If Mitt Romney Were Running for President in 2016, He’d Win New Hampshire

Help us, Willard, you're our only hope against the Donald!

Former Massachusetts Gov. Mitt Romney appears to be the only Republican capable of stopping the runaway-and-no-longer-amusing candidacy of New York real estate mogul Donald Trump.

A new poll by Suffolk University and the Boston Globe found that in a hypothetical matchup between Romney and the rest of the Republican presidential field, including Trump, the 2012 presidential nominee would win the New Hampshire primary in a blowout. Romney tops the field of 2016 candidates with 31 percent of the vote, even though he is absolutely positively not running this time. No, really, he’s not running. Trump, a candidate with policy positions that are less coherent than an internet comment section, finished second in the hypothetical matchup with 14.6 percent of the vote. All other candidates were in the single digits.

Alas, when Romney wasn’t included as an option, we have to go back to the reality of Trump and Ben Carson, the current national frontrunners in the Republican field, as voters still favored them.

In that version of the primary, Trump leads the field of New Hampshire primary voters with 21.6 percent of the vote, while Florida senator Marco Rubio tops Carson for second in New Hampshire with 11 percent of the vote, compared to the neurosurgeon’s 10.2 percent. The rest of the field is in single digits.

The most remarkable thing about this poll, and, well, all polls of the presidential race as of late, is not Romney’s strong showing in New Hampshire, but Trump’s consistency. There was a time when Trump’s candidacy was seen merely as a flash in the pan, a flavor of the month, a summer fling, but those predictions have faded, as we’re on the precipice of December and he’s still at the top of the polls. The momentary stumble where it appeared Carson would overtake him has reverted to the natural order of things.

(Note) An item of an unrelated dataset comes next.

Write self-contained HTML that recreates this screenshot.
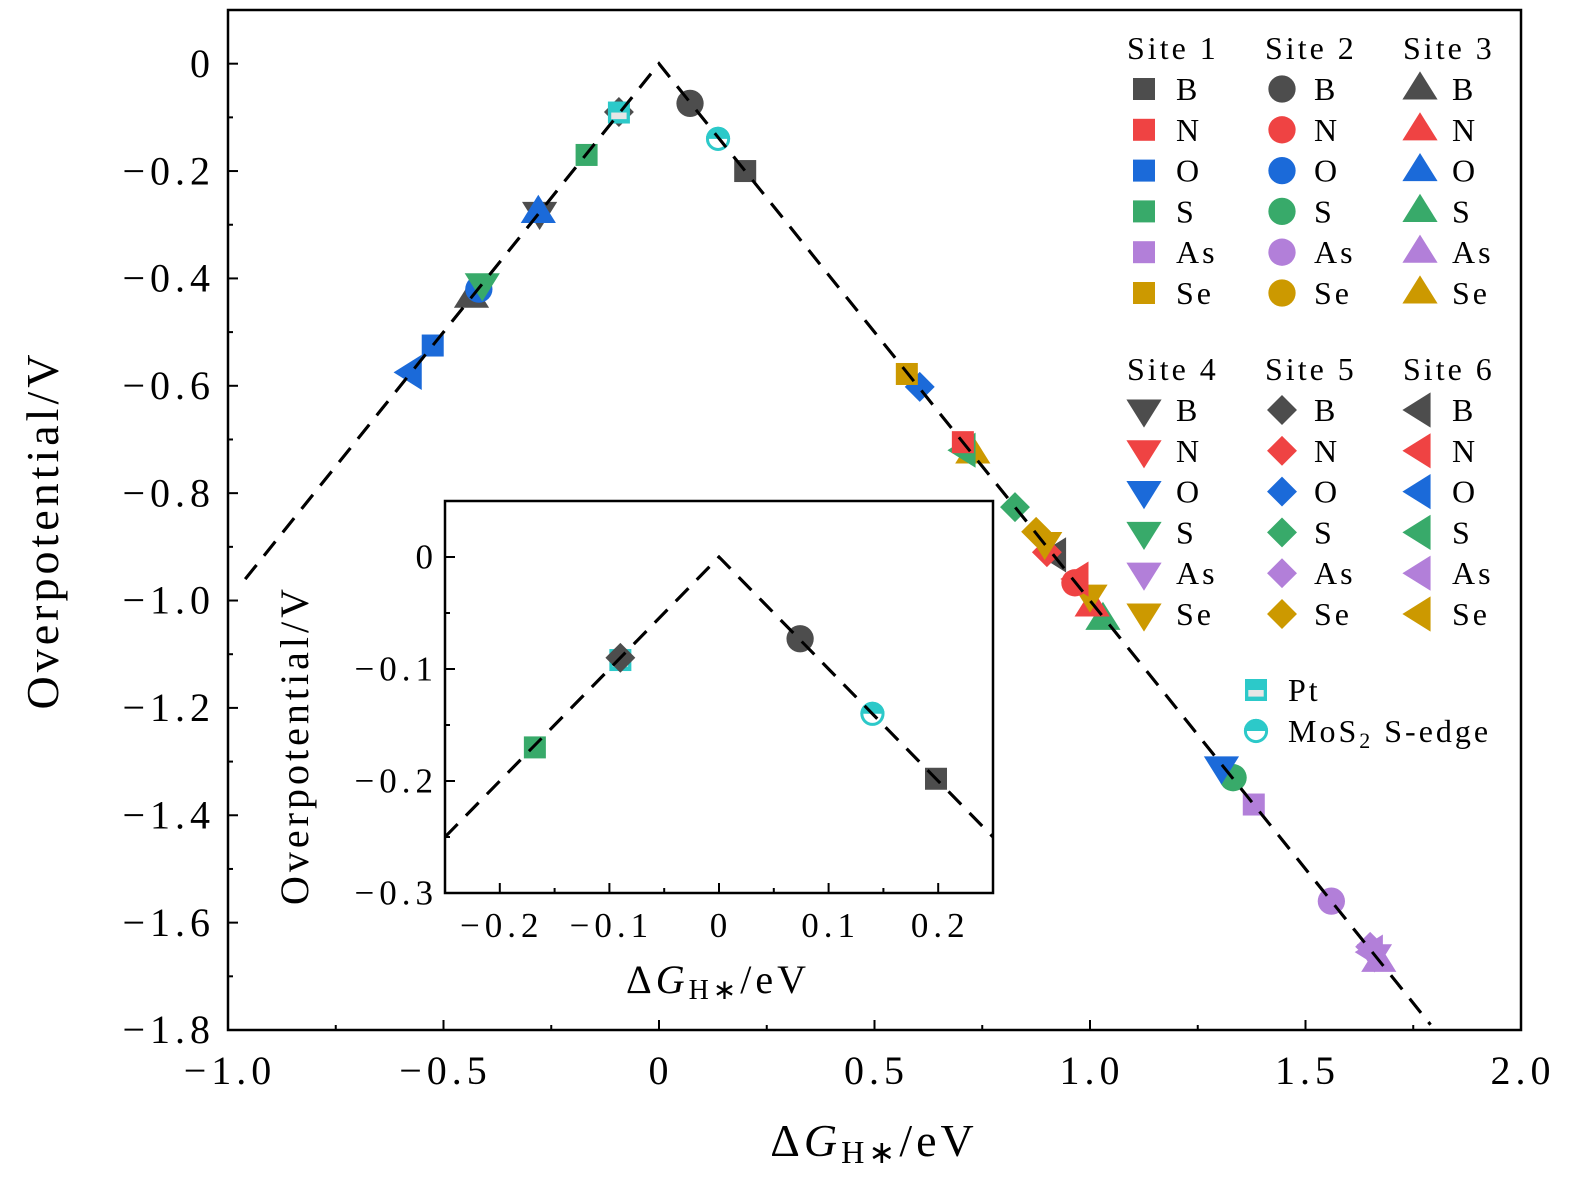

National polls are useful to get the pulse of the country on a candidate or issue, but they are relatively useless in determining who will win our state-based national election system. Trump is holding steady atop every state poll; New Hampshire is not some weird outpost still populated by Buchananites.

Trump’s presidential candidacy is no longer a joke— there’s a very real chance he could be the Republican nominee for president.